Over the past few weeks, I have noticed a trend developing. I don’t get much allow myself to get enough reading done during the week. So I end up saving all 200+, 300+ or even some 400+ page books to devour all day every Saturday (and sometimes into Sunday). Now, this is not a problem if:

a) The book is totally awesome.
b) I can get through it quickly (especially if I am not digging the book).
c) I want to make plans to do something other than reading.

This occurrence of the weekend reading slam-and-cram has, as you can probably imagine, left me feeling a little off-balance, a little chained to the project and a little bit cranky about it. And I haven’t even hit the halfway mark. What’s an over-committed-but soon-to-be-committed-reader-if-I-don’t-make-some-changes-and-fast to do? Chill out and pick up another book that can remind me of the simpler things and how to get in control of myself. Duh.

The book I chose to revolutionize my life–or at least provide some perspective–was Karen Maezen Miller’s HAND WASH COLD: CARE INSTRUCTIONS FOR AN ORDINARY LIFE. I came across this book when I was actually searching for another of Miller’s books, Momma Zen, that I found through a blogger I follow, Kerenika. Part memoir, part self-help guide on Miller’s path to finding balance and appreciating life, HAND WASH COLD seemed to fit the bill I needed to pay.

I don’t want to get too much into comparisons (as Miller says that’s one of our biggest problems worrying too much about how others do things, live or navigate the world), but her account had sprinkles of similarity to Elizabeth Gilbert’s wildly successful Eat Pray Love. I say that because, I don’t think this quiet little book has the backing or support of Gilbert’s, but I found it as nugget-worthy about living in the now and living our life’s purpose, whether that’s eating your way through Italy, praying through India or possibly finding love in Indonesia (no spoilers here, but really hasn’t everyone read Eat Pray Love?) as Gilbert did, or becoming a Zen priest as Miller did.

Miller is restless, hyper-critical of herself and unfulfilled. It’s only through the demise of her first marriage and losing everything that she takes time to reflect and take care of herself through focusing on her spiritual health that she finds her way and the real ease that exists in just living life and focusing on the here and now.

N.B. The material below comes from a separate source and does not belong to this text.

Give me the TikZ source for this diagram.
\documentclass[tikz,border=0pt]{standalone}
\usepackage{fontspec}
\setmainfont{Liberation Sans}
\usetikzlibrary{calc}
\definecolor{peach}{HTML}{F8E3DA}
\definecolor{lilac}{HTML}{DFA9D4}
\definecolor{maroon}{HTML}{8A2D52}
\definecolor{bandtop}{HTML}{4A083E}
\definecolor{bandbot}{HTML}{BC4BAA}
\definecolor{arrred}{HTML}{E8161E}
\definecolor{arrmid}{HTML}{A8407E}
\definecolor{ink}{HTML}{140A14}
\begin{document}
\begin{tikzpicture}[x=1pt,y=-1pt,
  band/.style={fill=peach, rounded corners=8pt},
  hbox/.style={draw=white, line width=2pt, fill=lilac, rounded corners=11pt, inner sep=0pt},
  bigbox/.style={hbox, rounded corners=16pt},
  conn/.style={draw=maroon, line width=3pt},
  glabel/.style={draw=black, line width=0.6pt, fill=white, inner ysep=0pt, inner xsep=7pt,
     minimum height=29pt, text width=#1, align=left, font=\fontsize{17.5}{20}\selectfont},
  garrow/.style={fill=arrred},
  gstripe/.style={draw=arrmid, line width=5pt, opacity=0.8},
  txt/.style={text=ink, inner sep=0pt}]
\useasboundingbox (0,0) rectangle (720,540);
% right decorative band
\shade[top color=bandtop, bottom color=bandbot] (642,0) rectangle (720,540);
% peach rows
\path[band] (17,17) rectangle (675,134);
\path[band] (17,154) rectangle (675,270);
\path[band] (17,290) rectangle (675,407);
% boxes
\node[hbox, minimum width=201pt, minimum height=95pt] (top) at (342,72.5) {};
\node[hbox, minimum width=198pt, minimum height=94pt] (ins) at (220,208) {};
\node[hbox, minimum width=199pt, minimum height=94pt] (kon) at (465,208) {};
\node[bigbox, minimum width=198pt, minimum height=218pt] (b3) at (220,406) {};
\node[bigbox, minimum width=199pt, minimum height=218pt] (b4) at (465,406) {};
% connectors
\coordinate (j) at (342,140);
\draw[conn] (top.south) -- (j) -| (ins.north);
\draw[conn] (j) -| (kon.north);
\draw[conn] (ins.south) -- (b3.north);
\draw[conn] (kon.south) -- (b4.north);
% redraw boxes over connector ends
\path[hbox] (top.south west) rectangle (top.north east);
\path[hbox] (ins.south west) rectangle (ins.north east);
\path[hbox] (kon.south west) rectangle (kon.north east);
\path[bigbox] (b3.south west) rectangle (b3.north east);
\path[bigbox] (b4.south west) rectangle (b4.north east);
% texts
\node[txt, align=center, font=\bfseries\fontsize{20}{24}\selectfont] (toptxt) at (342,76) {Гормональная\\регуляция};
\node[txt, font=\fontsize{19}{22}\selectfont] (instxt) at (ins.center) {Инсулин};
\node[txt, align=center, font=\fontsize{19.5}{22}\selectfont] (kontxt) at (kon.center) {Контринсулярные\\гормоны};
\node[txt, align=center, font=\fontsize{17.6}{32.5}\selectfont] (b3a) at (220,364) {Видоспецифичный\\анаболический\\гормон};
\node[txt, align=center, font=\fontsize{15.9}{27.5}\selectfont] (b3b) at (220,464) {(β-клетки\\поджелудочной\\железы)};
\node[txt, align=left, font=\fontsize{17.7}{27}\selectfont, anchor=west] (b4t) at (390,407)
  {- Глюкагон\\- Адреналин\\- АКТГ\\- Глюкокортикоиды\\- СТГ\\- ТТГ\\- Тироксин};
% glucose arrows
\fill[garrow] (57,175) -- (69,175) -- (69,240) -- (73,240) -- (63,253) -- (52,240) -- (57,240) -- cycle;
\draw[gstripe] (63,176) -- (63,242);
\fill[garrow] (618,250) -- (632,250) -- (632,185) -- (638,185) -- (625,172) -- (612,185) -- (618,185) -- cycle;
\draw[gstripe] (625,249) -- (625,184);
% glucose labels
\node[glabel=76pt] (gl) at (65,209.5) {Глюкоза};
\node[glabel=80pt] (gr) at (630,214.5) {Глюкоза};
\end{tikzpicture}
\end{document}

Miller is bright and clearly a solid writer. Those factors may have contributed to the book feeling little more literary than conversational, and that’s my only real complaint. I am not knocking a smartly written book. It just created, for me, a bit more distance from her than I would expect when reading such a personal story. Despite this, it did inspire me. I am going to work to make one hour of reading a daily priority. I am going to focus on one thing at a time. I am going to put my phone not just down but away when it’s mommy-kiddo time. I am also going to return to these (among the many other) gems Miller offered up:

On time:

Time doesn’t even exist. You are what exists. Time is what you are doing at the time you are doing it. There is no other time than this, so stop searching for the perfect metaphor for time and pick up the rake already. It’s time to rake, it’s time to cook, it’s time to clean, it’s time to write, it’s time to drive, it’s time to rest, it’s time to pay attention to how we use our time.

On seeking perfection:

We must go farther and completely forget ourselves to see that there is no need to perfect the life that appears before us. It is already perfect as it is.


On balance:

When I grow weary of what’s undone or anxious about what’s to come, I remind myself that I am not the maker or the order-taker in this life. I am this life, and it is unfinished. Even when it is finished it will be unfinished. And so I take my sweet time. Time is savored when you take it by the hand.